Tsk, tsk. Such a shame.

That Buckley would regret losing his temper and calling Vidal a homosexual (he was, although he consistently refused the "gay" label) using a term that gays themselves use (check out the "Queer Studies" discipline at your local state university) was something Buckley regretted doing. Conservatives have, not only standards, but consciences. But Vidal's charge that Buckley was a "crypto-Nazi," a term no conservative uses of himself, goes unlamented on the show.

No five-second camera pauses focused on the pained faces of moralistic liberals pondering the tragedy of it all. No moralistic lectures from Andrew Sullivan. No grim voice narrating how Terribly. Unfortunate. It was (queue the footage of the face of the perpetrator, in slow motion).

Maybe that was because Vidal, apparently lacking an operative conscience, never regretted hurling his own epithets, and had no journalists to feel guilty for him.

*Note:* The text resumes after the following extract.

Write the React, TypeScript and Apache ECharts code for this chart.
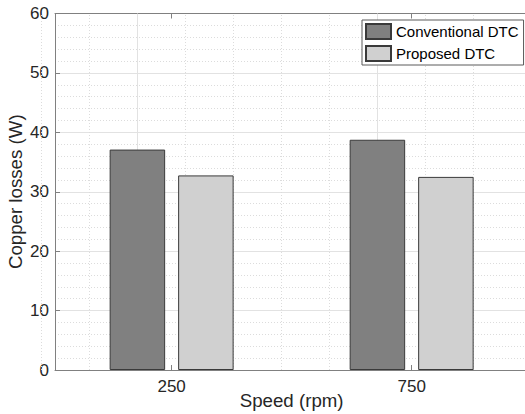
import React, { useEffect, useRef } from "react";
import * as echarts from "echarts";

const speeds = [250, 750];
const conventional = [37.1, 38.75];
const proposed = [32.75, 32.5];
const seriesNames = ["Conventional DTC", "Proposed DTC"];
const xTickValues = [250, 750];
const xMinorGrid = [50, 150, 350, 450, 550, 650, 850, 950];
const xMin = 7;
const xMax = 993;
const yMin = 0;
const yMax = 60;
const yStep = 10;

const FONT = "Liberation Sans, Arial, Helvetica, sans-serif";
const AXIS = "#808080";
const TEXT = "#262626";

export default function App() {
  const ref = useRef<HTMLDivElement>(null);
  useEffect(() => {
    if (!ref.current) return;
    const chart = echarts.init(ref.current, null, { renderer: "svg" });
    const gridLines = [
      ...xMinorGrid.map((v) => ({
        xAxis: v,
        lineStyle: { color: "#dcdcdc", type: [1, 2], width: 1 },
      })),
      ...xTickValues.map((v) => ({
        xAxis: v,
        lineStyle: { color: "#e2e2e2", type: "solid", width: 1 },
      })),
    ];
    chart.setOption({
      animation: false,
      backgroundColor: "#ffffff",
      textStyle: { fontFamily: FONT },
      grid: {
        left: 55,
        top: 13.5,
        bottom: 44,
        right: -3.3,
        containLabel: false,
        outerBoundsMode: "none",
      },
      legend: {
        data: seriesNames,
        orient: "vertical",
        left: 362,
        top: 20,
        icon: "rect",
        itemWidth: 25,
        itemHeight: 15,
        itemGap: 5,
        padding: [3, 5, 3, 3],
        backgroundColor: "#ffffff",
        borderColor: "#5a5a5a",
        borderWidth: 1,
        selectedMode: false,
        textStyle: { fontSize: 15, color: "#000", fontFamily: FONT },
      },
      xAxis: [
        {
          type: "value",
          position: "bottom",
          min: xMin,
          max: xMax,
          name: "Speed (rpm)",
          nameLocation: "middle",
          nameGap: 21,
          nameMoveOverlap: false,
          nameTextStyle: { fontSize: 18.7, color: TEXT, fontFamily: FONT, verticalAlign: "top" },
          axisLine: { show: true, lineStyle: { color: AXIS, width: 1 } },
          axisTick: {
            show: true,
            inside: true,
            length: 5,
            customValues: xTickValues,
            lineStyle: { color: AXIS },
          },
          axisLabel: {
            show: true,
            customValues: xTickValues,
            margin: 8,
            fontSize: 17,
            color: TEXT,
            fontFamily: FONT,
          },
          splitLine: { show: false },
        },
        {
          type: "value",
          position: "top",
          min: xMin,
          max: xMax,
          axisLine: { show: true, onZero: false, lineStyle: { color: AXIS, width: 1 } },
          axisTick: {
            show: true,
            inside: true,
            length: 5,
            customValues: xTickValues,
            lineStyle: { color: AXIS },
          },
          axisLabel: { show: false },
          splitLine: { show: false },
        },
      ],
      yAxis: {
        type: "value",
        min: yMin,
        max: yMax,
        interval: yStep,
        name: "Copper losses (W)",
        nameLocation: "middle",
        nameGap: 30,
        nameMoveOverlap: false,
        nameTextStyle: { fontSize: 18.7, color: TEXT, fontFamily: FONT },
        axisLine: { show: true, lineStyle: { color: AXIS, width: 1 } },
        axisTick: { show: true, inside: true, length: 5, lineStyle: { color: AXIS } },
        axisLabel: { fontSize: 17, color: TEXT, margin: 6, fontFamily: FONT },
        splitLine: { show: true, lineStyle: { color: "#e2e2e2", width: 1 } },
        minorTick: { show: false, splitNumber: 5 },
        minorSplitLine: { show: true, lineStyle: { color: "#dcdcdc", type: [1, 2], width: 1 } },
      },
      series: [
        {
          type: "bar",
          name: seriesNames[0],
          xAxisIndex: 0,
          data: speeds.map((s, i) => [s, conventional[i]]),
          barWidth: 55.5,
          barGap: "23.4%",
          z: 3,
          itemStyle: { color: "#808080", borderColor: "#3a3a3a", borderWidth: 1 },
          markLine: {
            silent: true,
            symbol: "none",
            z: 1,
            label: { show: false },
            emphasis: { disabled: true },
            data: gridLines,
          },
        },
        {
          type: "bar",
          name: seriesNames[1],
          xAxisIndex: 0,
          data: speeds.map((s, i) => [s, proposed[i]]),
          barWidth: 55.5,
          barGap: "23.4%",
          z: 3,
          itemStyle: { color: "#d0d0d0", borderColor: "#3a3a3a", borderWidth: 1 },
        },
      ],
    });
    return () => chart.dispose();
  }, []);
  return (
    <div
      ref={ref}
      style={{ position: "fixed", left: 0, top: 0, width: 525, height: 414 }}
    />
  );
}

But despite all of the obligatory liberal finger-wagging and head shaking, the glory that was Buckley comes through. In fact, maybe it was good that Buckley called Vidal what he in fact was on live national television and created such a legendary moment. If he hadn't, PBS might never have done such a show, and we couldn't have seen these great old clips of Buckley practicing the art of polemic, an art increasingly falling into disuse, and one which, if conservatives fail to revive it, will be their undoing.